To do: From the records, pick out and copy each line containing "that".

Given entries:
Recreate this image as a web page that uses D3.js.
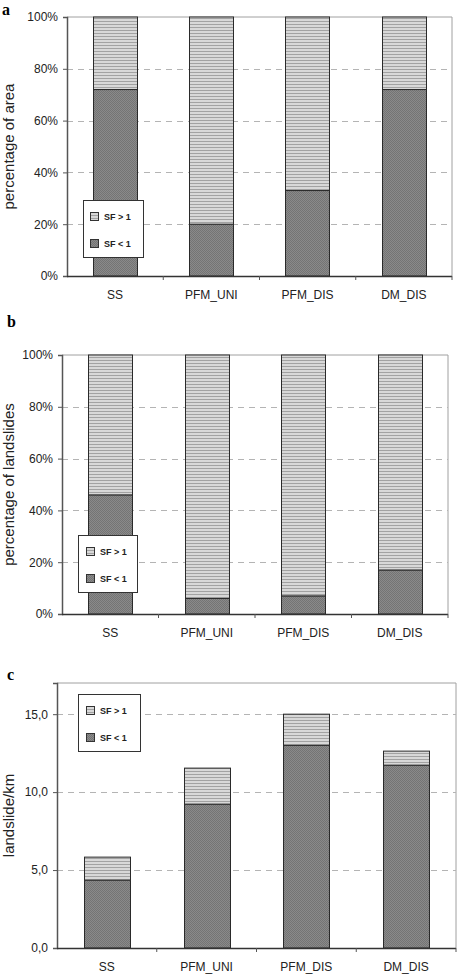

--

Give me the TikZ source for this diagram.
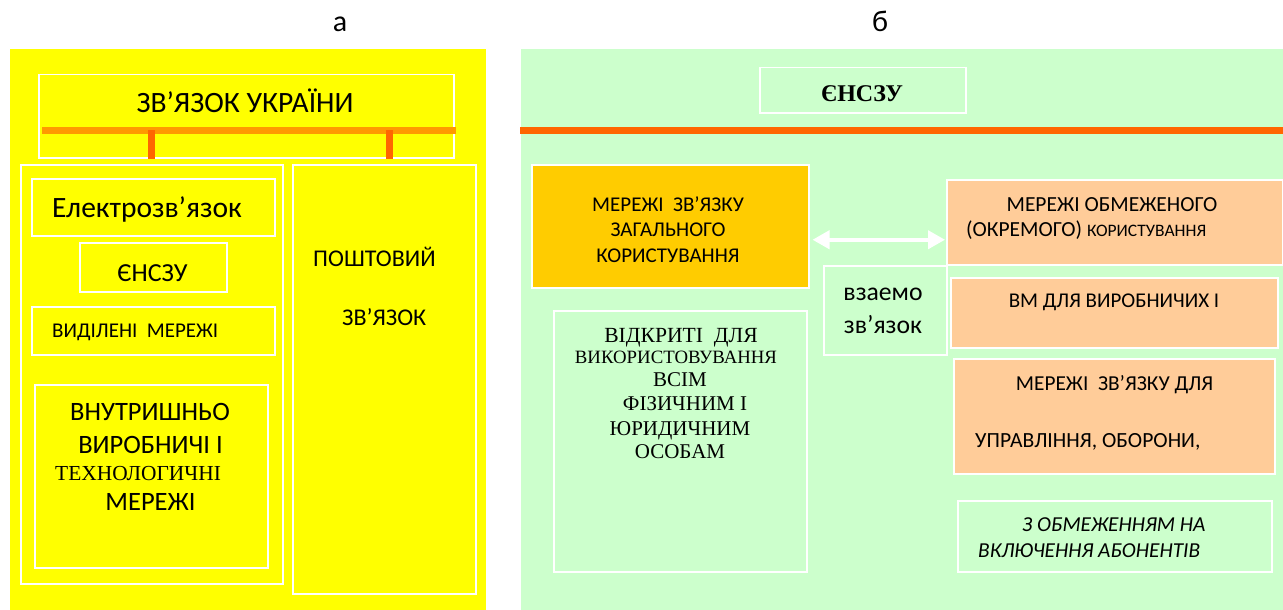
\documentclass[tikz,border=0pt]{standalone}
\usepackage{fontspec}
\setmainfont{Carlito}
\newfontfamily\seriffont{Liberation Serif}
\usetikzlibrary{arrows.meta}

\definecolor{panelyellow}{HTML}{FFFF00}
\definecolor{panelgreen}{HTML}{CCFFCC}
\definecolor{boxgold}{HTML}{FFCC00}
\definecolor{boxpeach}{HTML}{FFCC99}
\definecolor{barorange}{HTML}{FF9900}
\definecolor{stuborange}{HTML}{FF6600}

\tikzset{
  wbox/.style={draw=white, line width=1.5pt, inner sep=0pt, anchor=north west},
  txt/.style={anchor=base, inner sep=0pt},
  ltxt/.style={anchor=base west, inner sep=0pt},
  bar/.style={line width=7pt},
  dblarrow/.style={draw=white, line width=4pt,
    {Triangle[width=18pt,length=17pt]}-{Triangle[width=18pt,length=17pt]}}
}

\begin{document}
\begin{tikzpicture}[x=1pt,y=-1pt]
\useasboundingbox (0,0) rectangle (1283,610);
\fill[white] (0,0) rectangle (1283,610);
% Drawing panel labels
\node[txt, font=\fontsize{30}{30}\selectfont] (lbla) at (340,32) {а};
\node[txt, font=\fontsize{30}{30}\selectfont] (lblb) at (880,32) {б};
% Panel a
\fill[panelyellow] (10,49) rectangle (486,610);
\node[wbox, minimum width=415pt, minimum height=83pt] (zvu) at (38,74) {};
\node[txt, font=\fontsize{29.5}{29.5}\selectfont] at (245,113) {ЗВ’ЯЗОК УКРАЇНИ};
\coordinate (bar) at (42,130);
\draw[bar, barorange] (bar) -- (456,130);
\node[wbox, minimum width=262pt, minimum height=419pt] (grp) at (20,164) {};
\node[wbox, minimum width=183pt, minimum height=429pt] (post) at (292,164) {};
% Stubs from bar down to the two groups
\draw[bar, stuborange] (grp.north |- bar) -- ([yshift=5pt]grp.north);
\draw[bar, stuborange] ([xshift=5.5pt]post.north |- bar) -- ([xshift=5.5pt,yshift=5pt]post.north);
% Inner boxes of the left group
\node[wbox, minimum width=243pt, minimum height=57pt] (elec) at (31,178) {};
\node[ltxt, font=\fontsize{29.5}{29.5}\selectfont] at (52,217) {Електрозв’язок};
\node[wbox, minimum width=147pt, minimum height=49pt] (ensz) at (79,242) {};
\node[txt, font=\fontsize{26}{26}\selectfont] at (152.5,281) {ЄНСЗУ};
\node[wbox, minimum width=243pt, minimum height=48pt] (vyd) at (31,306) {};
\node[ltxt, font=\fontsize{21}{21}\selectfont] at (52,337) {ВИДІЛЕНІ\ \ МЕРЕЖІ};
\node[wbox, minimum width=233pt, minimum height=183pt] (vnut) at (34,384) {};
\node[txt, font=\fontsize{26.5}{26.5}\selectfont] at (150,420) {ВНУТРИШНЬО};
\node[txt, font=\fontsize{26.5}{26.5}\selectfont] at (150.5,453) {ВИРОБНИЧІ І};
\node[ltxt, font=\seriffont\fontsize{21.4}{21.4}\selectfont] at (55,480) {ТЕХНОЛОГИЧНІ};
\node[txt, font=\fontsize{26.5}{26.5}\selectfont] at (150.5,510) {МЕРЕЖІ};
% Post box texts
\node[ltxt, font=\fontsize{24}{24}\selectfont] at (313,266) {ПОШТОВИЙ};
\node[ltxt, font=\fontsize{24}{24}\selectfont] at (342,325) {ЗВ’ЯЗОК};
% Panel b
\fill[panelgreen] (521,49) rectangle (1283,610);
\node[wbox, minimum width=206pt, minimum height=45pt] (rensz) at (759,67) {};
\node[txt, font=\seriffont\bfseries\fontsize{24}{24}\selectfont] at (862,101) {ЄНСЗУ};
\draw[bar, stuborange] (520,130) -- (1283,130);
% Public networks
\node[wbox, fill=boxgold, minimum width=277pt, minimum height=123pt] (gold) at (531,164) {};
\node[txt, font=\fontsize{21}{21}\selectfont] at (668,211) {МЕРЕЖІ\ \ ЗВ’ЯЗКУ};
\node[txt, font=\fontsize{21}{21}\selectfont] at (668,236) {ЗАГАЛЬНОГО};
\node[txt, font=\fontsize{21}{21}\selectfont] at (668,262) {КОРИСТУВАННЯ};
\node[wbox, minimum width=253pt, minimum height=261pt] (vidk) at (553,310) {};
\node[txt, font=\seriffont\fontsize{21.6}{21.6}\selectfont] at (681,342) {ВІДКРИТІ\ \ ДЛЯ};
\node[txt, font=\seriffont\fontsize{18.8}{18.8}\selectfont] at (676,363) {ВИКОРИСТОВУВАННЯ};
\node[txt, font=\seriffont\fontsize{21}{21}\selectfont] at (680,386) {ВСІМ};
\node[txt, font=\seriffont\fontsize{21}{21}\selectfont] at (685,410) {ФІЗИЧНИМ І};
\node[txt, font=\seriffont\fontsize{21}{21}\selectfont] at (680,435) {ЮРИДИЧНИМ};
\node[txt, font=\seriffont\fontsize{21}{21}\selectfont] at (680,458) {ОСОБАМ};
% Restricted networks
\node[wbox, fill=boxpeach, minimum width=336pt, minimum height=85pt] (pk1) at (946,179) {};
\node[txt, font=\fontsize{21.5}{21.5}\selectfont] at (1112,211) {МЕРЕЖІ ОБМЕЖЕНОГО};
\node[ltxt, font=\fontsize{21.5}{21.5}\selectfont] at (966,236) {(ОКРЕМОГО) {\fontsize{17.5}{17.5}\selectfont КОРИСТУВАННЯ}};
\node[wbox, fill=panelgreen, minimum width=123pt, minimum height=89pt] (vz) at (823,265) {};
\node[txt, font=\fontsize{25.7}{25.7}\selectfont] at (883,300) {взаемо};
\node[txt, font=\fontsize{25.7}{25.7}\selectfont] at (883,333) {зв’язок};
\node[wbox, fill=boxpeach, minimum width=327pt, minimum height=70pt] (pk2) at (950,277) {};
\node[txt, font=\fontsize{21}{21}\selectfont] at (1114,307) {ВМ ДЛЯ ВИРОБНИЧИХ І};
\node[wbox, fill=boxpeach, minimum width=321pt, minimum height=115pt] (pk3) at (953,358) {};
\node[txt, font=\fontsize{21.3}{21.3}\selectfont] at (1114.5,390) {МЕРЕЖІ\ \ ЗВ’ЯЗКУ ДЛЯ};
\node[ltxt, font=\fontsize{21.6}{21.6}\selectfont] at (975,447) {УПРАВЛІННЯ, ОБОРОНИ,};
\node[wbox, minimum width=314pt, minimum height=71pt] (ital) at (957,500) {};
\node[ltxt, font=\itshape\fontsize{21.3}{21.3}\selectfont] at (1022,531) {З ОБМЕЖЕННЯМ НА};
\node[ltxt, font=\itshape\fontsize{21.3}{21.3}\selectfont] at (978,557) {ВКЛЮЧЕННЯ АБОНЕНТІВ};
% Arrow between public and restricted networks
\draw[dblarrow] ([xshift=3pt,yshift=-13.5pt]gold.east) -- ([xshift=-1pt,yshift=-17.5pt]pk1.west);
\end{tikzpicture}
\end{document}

--

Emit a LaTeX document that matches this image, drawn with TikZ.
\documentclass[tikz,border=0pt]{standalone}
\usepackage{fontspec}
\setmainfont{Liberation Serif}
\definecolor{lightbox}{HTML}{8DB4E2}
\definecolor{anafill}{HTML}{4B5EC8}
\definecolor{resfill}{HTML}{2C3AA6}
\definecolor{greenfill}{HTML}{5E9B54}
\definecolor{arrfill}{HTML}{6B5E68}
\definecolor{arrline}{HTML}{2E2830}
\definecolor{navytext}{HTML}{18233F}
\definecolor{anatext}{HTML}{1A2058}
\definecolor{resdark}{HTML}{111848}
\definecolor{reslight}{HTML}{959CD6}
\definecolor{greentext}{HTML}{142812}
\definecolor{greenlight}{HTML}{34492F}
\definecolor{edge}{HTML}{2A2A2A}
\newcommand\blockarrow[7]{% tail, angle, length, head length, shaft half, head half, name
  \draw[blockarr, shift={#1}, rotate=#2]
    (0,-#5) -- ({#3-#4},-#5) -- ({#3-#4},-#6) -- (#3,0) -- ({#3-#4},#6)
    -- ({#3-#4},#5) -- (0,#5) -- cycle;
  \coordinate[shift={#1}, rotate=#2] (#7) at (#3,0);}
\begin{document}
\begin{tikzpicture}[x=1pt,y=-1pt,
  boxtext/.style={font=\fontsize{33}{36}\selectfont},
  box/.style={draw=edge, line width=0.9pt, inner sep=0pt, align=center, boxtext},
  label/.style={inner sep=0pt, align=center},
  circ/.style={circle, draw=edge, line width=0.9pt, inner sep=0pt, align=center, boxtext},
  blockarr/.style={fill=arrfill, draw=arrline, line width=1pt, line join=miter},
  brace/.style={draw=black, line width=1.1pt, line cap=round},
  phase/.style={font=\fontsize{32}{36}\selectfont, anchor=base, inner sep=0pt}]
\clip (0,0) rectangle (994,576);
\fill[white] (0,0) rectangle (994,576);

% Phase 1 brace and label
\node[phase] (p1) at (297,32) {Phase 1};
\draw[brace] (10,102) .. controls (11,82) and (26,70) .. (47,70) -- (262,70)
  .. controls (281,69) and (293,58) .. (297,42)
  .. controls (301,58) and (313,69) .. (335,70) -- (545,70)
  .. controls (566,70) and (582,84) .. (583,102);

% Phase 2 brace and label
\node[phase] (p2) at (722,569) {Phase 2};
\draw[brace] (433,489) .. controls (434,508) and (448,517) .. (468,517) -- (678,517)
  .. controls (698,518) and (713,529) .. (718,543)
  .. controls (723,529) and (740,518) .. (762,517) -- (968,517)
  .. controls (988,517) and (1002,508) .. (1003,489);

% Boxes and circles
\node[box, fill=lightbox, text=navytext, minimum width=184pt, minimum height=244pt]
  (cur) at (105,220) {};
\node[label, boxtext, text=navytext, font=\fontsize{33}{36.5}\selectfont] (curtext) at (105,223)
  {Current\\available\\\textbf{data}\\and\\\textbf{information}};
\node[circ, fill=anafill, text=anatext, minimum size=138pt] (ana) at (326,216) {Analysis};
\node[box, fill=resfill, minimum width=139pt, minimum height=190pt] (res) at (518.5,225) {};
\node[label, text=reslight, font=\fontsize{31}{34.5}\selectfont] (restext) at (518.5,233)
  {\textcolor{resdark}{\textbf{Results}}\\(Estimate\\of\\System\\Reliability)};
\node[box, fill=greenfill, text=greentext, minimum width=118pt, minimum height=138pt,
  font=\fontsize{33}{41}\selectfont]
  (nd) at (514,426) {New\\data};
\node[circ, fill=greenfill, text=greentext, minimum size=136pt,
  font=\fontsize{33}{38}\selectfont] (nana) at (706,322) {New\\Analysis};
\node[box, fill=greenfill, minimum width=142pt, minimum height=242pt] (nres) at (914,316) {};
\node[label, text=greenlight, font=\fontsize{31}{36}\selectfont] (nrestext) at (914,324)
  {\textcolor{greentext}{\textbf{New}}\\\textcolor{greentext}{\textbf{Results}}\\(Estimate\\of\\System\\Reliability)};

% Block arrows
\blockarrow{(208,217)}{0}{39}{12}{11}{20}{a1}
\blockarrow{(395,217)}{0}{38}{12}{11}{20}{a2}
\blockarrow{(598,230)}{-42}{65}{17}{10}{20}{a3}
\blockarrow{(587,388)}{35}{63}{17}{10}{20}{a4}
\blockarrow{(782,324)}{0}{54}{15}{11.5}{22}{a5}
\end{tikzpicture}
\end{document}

Full output:
Recreate this image as a web page that uses D3.js.
Emit a LaTeX document that matches this image, drawn with TikZ.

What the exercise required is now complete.